AIDS Grove:
S.F. memorial dedicates section to hemophiliacs who died of the disease
There’s a new place of solace within the National AIDS Memorial Grove: a memorial circle devoted to victims of the disease who were hemophiliacs.
About 300 people attended a ceremony Saturday morning in Golden Gate Park to dedicate the space, which has several benches inscribed with the names of victims, most of whom died between 1983 and the mid-’90s. Shrubs were planted along the circle and then family members read the names of victims, each name accompanied by the ringing of a Tibetan bell.
The victims had been infected in the early 1980s by the injection of blood-clotting products for hemophiliacs that were contaminated by plasma tainted with HIV.
The best-known victim was Ryan White, an Indiana middle-school student who at first was banned from his school after being diagnosed. His case received international attention and the teenager eventually was befriended by celebrities including President Ronald Reagan, basketball star Kareem Abdul-Jabbar and singer Elton John.
“It took the innocence of a young boy to begin to shake the bigotry and the hatred” directed by many people toward many of the men, women and children affected by the disease, said John Cunningham, executive director of the National AIDS Memorial Grove.

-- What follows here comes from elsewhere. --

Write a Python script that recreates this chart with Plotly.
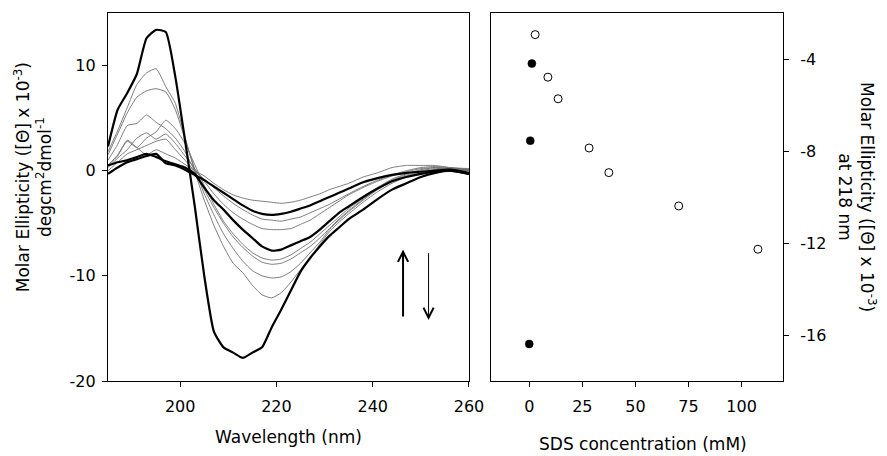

An estimated 10,000 hemophiliacs eventually died, Cunningham said.
The grove’s first redwood was planted in 1991, and it was declared a national memorial in 1996. There are several circles of contemplation, but this is the first one dedicated to a specific set of victims.
“The hemophiliac victims are such a unique community, in that they were affected by the tainted blood supply,” Cunningham said. “It’s important that we all unite” in overall remembrance of the roughly 750,000 Americans who are estimated to have died of AIDS.